- [Task]: Please write out the lines of the data exactly, beginning with the first and ending with the line containing "W, H = 656, 1317"; leave the pictures behind.

- [Data block]:
## begin
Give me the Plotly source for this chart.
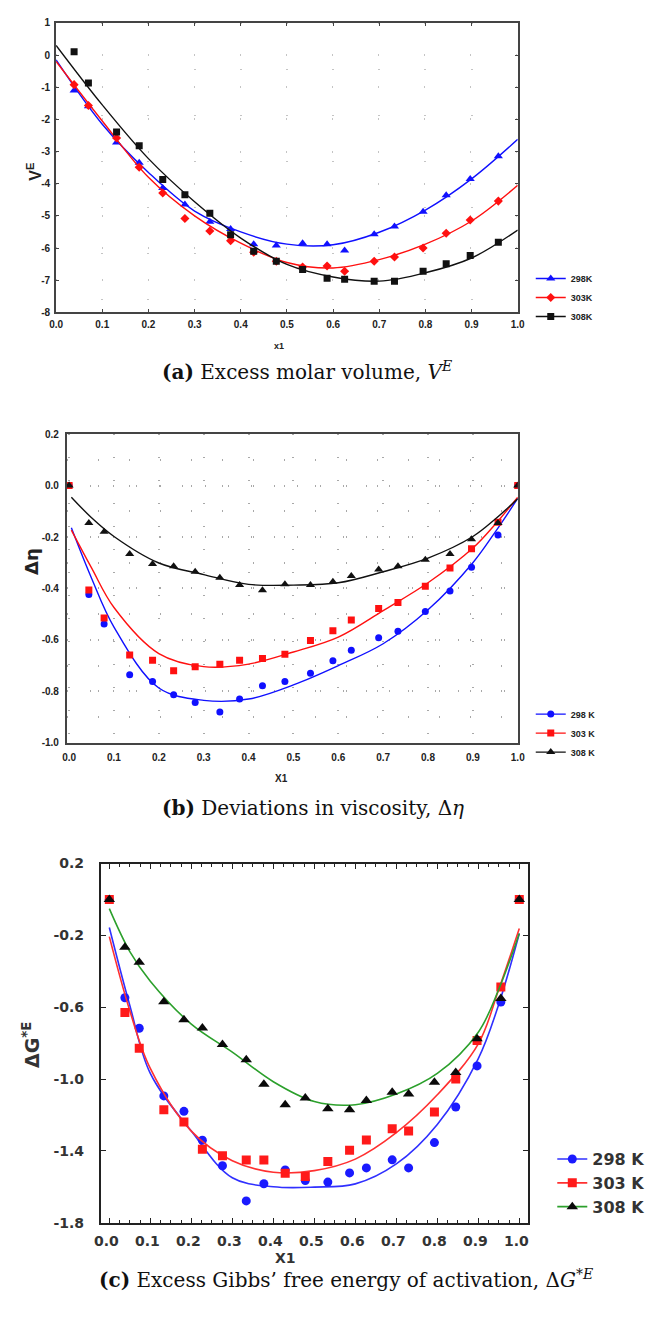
import plotly.graph_objects as go

W, H = 656, 1317

# ---------------- data ----------------
# (a) Excess molar volume, V^E
a_x = [0.039, 0.070, 0.131, 0.180, 0.231, 0.279, 0.333, 0.378, 0.428, 0.477,
       0.534, 0.587, 0.625, 0.689, 0.733, 0.795, 0.845, 0.897, 0.958]
a_298 = [-1.10, -1.59, -2.72, -3.35, -4.13, -4.65, -5.18, -5.41, -5.88, -5.92,
         -5.85, -5.88, -6.08, -5.57, -5.33, -4.87, -4.36, -3.85, -3.15]
a_303 = [-0.92, -1.57, -2.58, -3.49, -4.29, -5.08, -5.47, -5.77, -6.13, -6.41,
         -6.59, -6.56, -6.72, -6.41, -6.28, -6.00, -5.54, -5.13, -4.54]
a_308 = [0.10, -0.87, -2.39, -2.82, -3.87, -4.34, -4.92, -5.59, -6.10, -6.41,
         -6.67, -6.94, -6.97, -7.03, -7.03, -6.72, -6.49, -6.23, -5.82]
a_fit_x = [0.0, 0.1, 0.2, 0.3, 0.4, 0.5, 0.6, 0.7, 0.8, 0.9, 1.0]
a_fit_298 = [-0.15, -2.15, -3.65, -4.85, -5.50, -5.88, -5.90, -5.51, -4.82, -3.85, -2.62]
a_fit_303 = [-0.20, -2.05, -3.80, -5.00, -5.85, -6.45, -6.62, -6.36, -5.88, -5.16, -4.05]
a_fit_308 = [0.30, -1.55, -3.22, -4.56, -5.69, -6.51, -6.90, -7.03, -6.77, -6.31, -5.44]
a_ytick_vals = [1, 0, -1, -2, -3, -4, -5, -6, -7, -8]
a_ytick_text = ["1", "0", "-1", "-2", "-3", "-4", "-5", "-6", "-7", "-8"]

# (b) Deviations in viscosity, Δη
b_x = [0.0, 0.044, 0.078, 0.135, 0.186, 0.233, 0.281, 0.336, 0.380, 0.431, 0.481,
       0.538, 0.588, 0.629, 0.690, 0.733, 0.794, 0.849, 0.897, 0.956, 1.0]
b_298 = [0.0, -0.423, -0.538, -0.736, -0.762, -0.813, -0.843, -0.880, -0.830, -0.778, -0.762,
         -0.730, -0.681, -0.640, -0.592, -0.566, -0.490, -0.410, -0.318, -0.192, 0.0]
b_303 = [0.0, -0.406, -0.515, -0.659, -0.679, -0.720, -0.704, -0.695, -0.679, -0.672, -0.656,
         -0.602, -0.564, -0.523, -0.478, -0.455, -0.391, -0.320, -0.246, -0.143, 0.0]
b_308 = [0.0, -0.145, -0.179, -0.266, -0.305, -0.314, -0.335, -0.358, -0.387, -0.407, -0.384,
         -0.387, -0.374, -0.352, -0.326, -0.314, -0.288, -0.266, -0.209, -0.145, 0.0]
b_fit_x = [0.005, 0.05, 0.1, 0.2, 0.3, 0.4, 0.5, 0.6, 0.7, 0.8, 0.9, 0.95, 1.0]
b_fit_298 = [-0.164, -0.36, -0.55, -0.787, -0.835, -0.830, -0.775, -0.700, -0.615, -0.483, -0.300, -0.180, -0.050]
b_fit_303 = [-0.173, -0.32, -0.474, -0.653, -0.704, -0.694, -0.647, -0.589, -0.486, -0.378, -0.243, -0.150, -0.045]
b_fit_308 = [-0.045, -0.125, -0.198, -0.301, -0.346, -0.384, -0.387, -0.378, -0.335, -0.282, -0.198, -0.130, -0.051]
b_ytick_vals = [0.2, 0.0, -0.2, -0.4, -0.6, -0.8, -1.0]
b_ytick_text = ["0.2", "0.0", "-0.2", "-0.4", "-0.6", "-0.8", "-1.0"]

# (c) Excess Gibbs' free energy of activation, ΔG*E
c_x = [0.0, 0.038, 0.073, 0.133, 0.182, 0.227, 0.276, 0.334, 0.377, 0.429, 0.478,
       0.533, 0.586, 0.627, 0.690, 0.730, 0.793, 0.845, 0.897, 0.955, 1.0]
c_298 = [0.0, -0.547, -0.717, -1.094, -1.180, -1.341, -1.483, -1.679, -1.583, -1.506, -1.565,
         -1.574, -1.523, -1.495, -1.450, -1.495, -1.354, -1.156, -0.927, -0.571, 0.0]
c_303 = [0.0, -0.629, -0.828, -1.171, -1.240, -1.391, -1.428, -1.451, -1.451, -1.525, -1.543,
         -1.459, -1.396, -1.339, -1.277, -1.290, -1.183, -1.000, -0.785, -0.488, 0.0]
c_308 = [0.0, -0.266, -0.350, -0.569, -0.670, -0.716, -0.807, -0.892, -1.029, -1.143, -1.106,
         -1.165, -1.171, -1.119, -1.073, -1.084, -1.018, -0.963, -0.776, -0.552, 0.0]
c_fit_x = [0.0, 0.05, 0.1, 0.2, 0.3, 0.4, 0.5, 0.6, 0.7, 0.8, 0.9, 0.95, 1.0]
c_fit_298 = [-0.156, -0.59, -0.969, -1.29, -1.55, -1.600, -1.602, -1.584, -1.473, -1.253, -0.886, -0.583, -0.189]
c_fit_303 = [-0.207, -0.62, -0.941, -1.29, -1.455, -1.519, -1.510, -1.446, -1.299, -1.088, -0.804, -0.500, -0.161]
c_fit_308 = [-0.051, -0.29, -0.455, -0.694, -0.850, -1.015, -1.125, -1.143, -1.084, -0.969, -0.739, -0.500, -0.189]
c_ytick_vals = [0.2, -0.2, -0.6, -1.0, -1.4, -1.8]
c_ytick_text = ["0.2", "-0.2", "-0.6", "-1.0", "-1.4", "-1.8"]

labels_a = ["298K", "303K", "308K"]
labels_bc = ["298 K", "303 K", "308 K"]

captions = [
    "<b>(a)</b> Excess molar volume, <i>V</i><sup><i>E</i></sup>",
    "<b>(b)</b> Deviations in viscosity, Δ<i>η</i>",
    "<b>(c)</b> Excess Gibbs’ free energy of activation, Δ<i>G</i><sup>*<i>E</i></sup>",
]

# ---------------- helpers (pixel -> paper); page body has an 8px margin ----------------
OFF = 8


def px(x):
    return (x - OFF) / W


def py(y):
    return 1 - (y - OFF) / H


BLUE, RED, BLACK, GREEN = "#1010ff", "#ff1010", "#111111", "#2ca02c"

fig = go.Figure()


def add_series(xs, ys, fx, fy, name, color, line_color, symbol, size, xa, ya, leg, lw=1.4):
    fig.add_trace(go.Scatter(x=fx, y=fy, mode="lines",
                             line=dict(color=line_color, width=lw, shape="spline", smoothing=1.0),
                             xaxis=xa, yaxis=ya, showlegend=False, hoverinfo="skip"))
    fig.add_trace(go.Scatter(x=xs, y=ys, mode="markers", name=name,
                             marker=dict(color=color, symbol=symbol, size=size, line=dict(width=0)),
                             xaxis=xa, yaxis=ya, legend=leg, showlegend=False))
    fig.add_trace(go.Scatter(x=[None], y=[None], mode="lines+markers", name=name,
                             line=dict(color=line_color, width=lw),
                             marker=dict(color=color, symbol=symbol, size=size),
                             xaxis=xa, yaxis=ya, legend=leg, showlegend=True))


# panel a
add_series(a_x, a_298, a_fit_x, a_fit_298, labels_a[0], BLUE, BLUE, "triangle-up", 8, "x", "y", "legend")
add_series(a_x, a_303, a_fit_x, a_fit_303, labels_a[1], RED, RED, "diamond", 7, "x", "y", "legend")
add_series(a_x, a_308, a_fit_x, a_fit_308, labels_a[2], BLACK, BLACK, "square", 7, "x", "y", "legend")
# panel b
add_series(b_x, b_298, b_fit_x, b_fit_298, labels_bc[0], BLUE, BLUE, "circle", 7, "x2", "y2", "legend2")
add_series(b_x, b_303, b_fit_x, b_fit_303, labels_bc[1], RED, RED, "square", 7, "x2", "y2", "legend2")
add_series(b_x, b_308, b_fit_x, b_fit_308, labels_bc[2], BLACK, BLACK, "triangle-up", 8, "x2", "y2", "legend2")
# panel c
add_series(c_x, c_298, c_fit_x, c_fit_298, labels_bc[0], "#1a1aff", "#3030ff", "circle", 9, "x3", "y3", "legend3", 1.6)
add_series(c_x, c_303, c_fit_x, c_fit_303, labels_bc[1], "#ff1a1a", "#ff3030", "square", 9, "x3", "y3", "legend3", 1.6)
add_series(c_x, c_308, c_fit_x, c_fit_308, labels_bc[2], "#0a0a0a", GREEN, "triangle-up", 10, "x3", "y3", "legend3", 1.6)

small_tick = dict(family="Liberation Sans, Arial", size=10, color="#222", weight="bold")
frame = dict(showline=True, linecolor="#444", linewidth=2, mirror="ticks", zeroline=False)

layout = dict(
    width=W, height=H, autosize=False,
    margin=dict(l=0, r=0, t=0, b=0),
    paper_bgcolor="white", plot_bgcolor="white",
    xaxis=dict(domain=[px(50), px(521.7)], range=[0, 1], anchor="y", dtick=0.1, tickformat=".1f",
               ticks="inside", ticklen=3, tickcolor="#444", tickfont=small_tick, ticklabelstandoff=2,
               showgrid=True, gridcolor="#c4c4c4", griddash="1px,45px", gridwidth=1.5, **frame),
    yaxis=dict(domain=[py(308), py(15)], range=[-8, 1], anchor="x",
               tickvals=a_ytick_vals, ticktext=a_ytick_text,
               ticks="inside", ticklen=3, tickcolor="#444", tickfont=small_tick, ticklabelstandoff=2,
               showgrid=True, gridcolor="#c4c4c4", griddash="1px,45px", gridwidth=1.5, **frame),
    xaxis2=dict(domain=[px(61), px(521.7)], range=[-0.005, 1.0], anchor="y2", dtick=0.1, tickformat=".1f",
                ticks="", tickfont=small_tick, ticklabelstandoff=4,
                showgrid=True, gridcolor="#a8a8a8", griddash="1px,22px", gridwidth=1.5, **frame),
    yaxis2=dict(domain=[py(743.7), py(431.3)], range=[-1.0, 0.2], anchor="x2",
                tickvals=b_ytick_vals, ticktext=b_ytick_text,
                ticks="", tickfont=small_tick, ticklabelstandoff=4,
                showgrid=True, gridcolor="#a8a8a8", griddash="1px,22px", gridwidth=1.5,
                minor=dict(dtick=0.1, showgrid=True, gridcolor="#a8a8a8", griddash="1px,30px", gridwidth=1.5),
                **frame),
    xaxis3=dict(domain=[px(95.7), px(532.3)], range=[-0.0207, 1.0215], anchor="y3", dtick=0.1, tickformat=".1f",
                ticks="inside", ticklen=5, tickcolor="#222",
                minor=dict(dtick=0.025, ticks="inside", ticklen=3, tickcolor="#222"),
                tickfont=dict(family="DejaVu Sans", size=14, color="#333", weight="bold"),
                ticklabelstandoff=5, ticklabelshift=-3,
                showgrid=False, showline=True, linecolor="#222", linewidth=2, mirror="ticks", zeroline=False),
    yaxis3=dict(domain=[py(1229.5), py(866)], range=[-1.8, 0.2], anchor="x3",
                tickvals=c_ytick_vals, ticktext=c_ytick_text,
                ticks="inside", ticklen=5, tickcolor="#222",
                tickfont=dict(family="DejaVu Sans", size=14, color="#333", weight="bold"),
                ticklabelstandoff=12,
                showgrid=False, showline=True, linecolor="#222", linewidth=2, mirror="ticks", zeroline=False),
    legend=dict(x=px(535), y=py(259), xanchor="left", yanchor="top", bgcolor="rgba(0,0,0,0)",
                font=dict(family="Liberation Sans, Arial", size=9, color="#222", weight="bold"),
                tracegroupgap=0, itemwidth=30),
    legend2=dict(x=px(535), y=py(700), xanchor="left", yanchor="top", bgcolor="rgba(0,0,0,0)",
                 font=dict(family="Liberation Sans, Arial", size=9, color="#222", weight="bold"),
                 tracegroupgap=0, itemwidth=30),
    legend3=dict(x=px(557), y=py(1148), xanchor="left", yanchor="top", bgcolor="rgba(0,0,0,0)",
                 font=dict(family="DejaVu Sans", size=16, color="#333", weight="bold"),
                 tracegroupgap=0, itemwidth=30),
)
fig.update_layout(**layout)

ann = []
ann.append(dict(text="<b>V<sup>E</sup></b>", x=px(28), y=py(165), textangle=-90,
                font=dict(family="Liberation Sans, Arial", size=16, color="#222")))
ann.append(dict(text="<b>x1</b>", x=px(278), y=py(342),
                font=dict(family="Liberation Sans, Arial", size=9, color="#222")))
ann.append(dict(text="<b>Δη</b>", x=px(25), y=py(560), textangle=-90,
                font=dict(family="DejaVu Sans", size=18, color="#222")))
ann.append(dict(text="<b>X1</b>", x=px(280), y=py(780),
                font=dict(family="Liberation Sans, Arial", size=10, color="#222")))
ann.append(dict(text="<b>ΔG<sup>*E</sup></b>", x=px(25), y=py(1050), textangle=-90,
                font=dict(family="DejaVu Sans", size=19, color="#333")))
ann.append(dict(text="<b>X1</b>", x=px(284), y=py(1265),
                font=dict(family="DejaVu Sans", size=14, color="#333")))
for cap, cx, cy in zip(captions, [306, 313, 346], [367, 810, 1287]):
    ann.append(dict(text=cap, x=px(cx), y=py(cy),
                    font=dict(family="DejaVu Serif", size=20, color="#111")))
for a in ann:
    a.update(xref="paper", yref="paper", showarrow=False, xanchor="center", yanchor="middle")
fig.update_layout(annotations=ann)

fig.write_html("out.html")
## end
- [Exercise output]:
Give me the Plotly source for this chart.
import plotly.graph_objects as go

W, H = 656, 1317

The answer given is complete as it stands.